Screen reader

  • One UI supports Screen reader, an app that reads aloud the contents on the screen, such as text, images, etc., to assist people who are visually impaired or have low vision. Contents without any text, such as images, should be provided with alternative texts to give audible feedback.
  • Screen reader will read all readable elements. Elements may be navigated by swiping left or right on the screen with one finger, and double tapping will run the action.
  • Each element can have up to four components for audible feedback: the status value, name, element type, and usage hint, read in that order.
  • The name is mandatory. If the element has a status, that's also mandatory. Element type and Usage hints are not mandatory, and users can turn them off in accessibility settings.


Current status value

  • Indicates the current status value of the element, such as On or Off.

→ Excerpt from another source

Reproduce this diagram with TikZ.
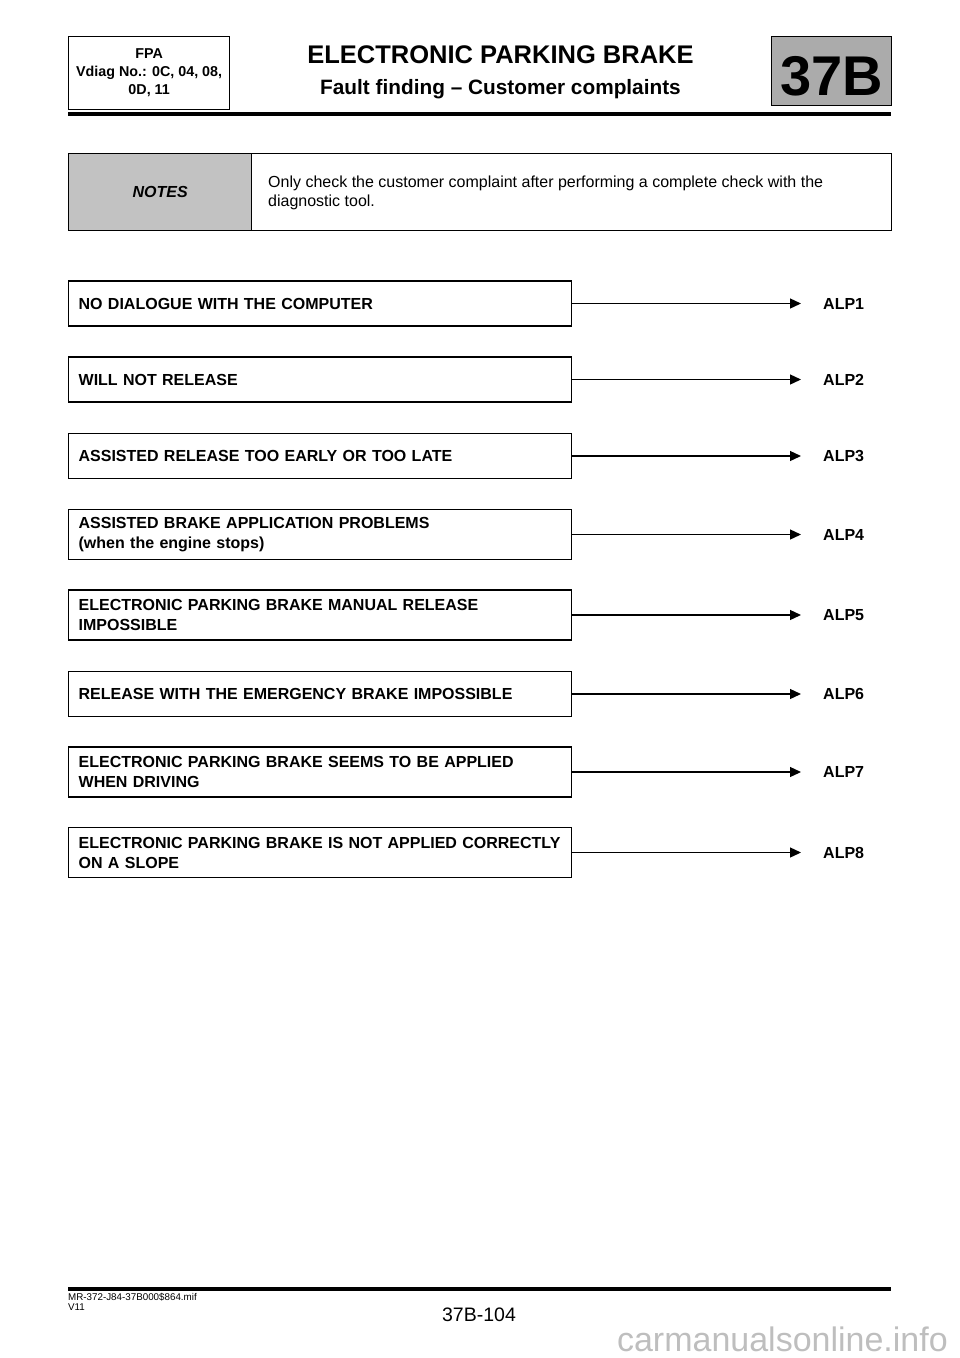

e.g., On or Off / Selected or Not selected / Checked or Not checked / Collapsed or Expanded


  • Reads the text as seen on screen or reads pre-defined alternative text. Additional descriptions must be provided to distinguish order, location, etc.

Optional (Setting On/Off)

Element type

  • Audible feedback will be automatic, based on the interaction type.

Usage hint

  • Informs you of actions to take based on the interaction type. Screen Reader will read the default text, and you may edit the default text if you require a detailed explanation.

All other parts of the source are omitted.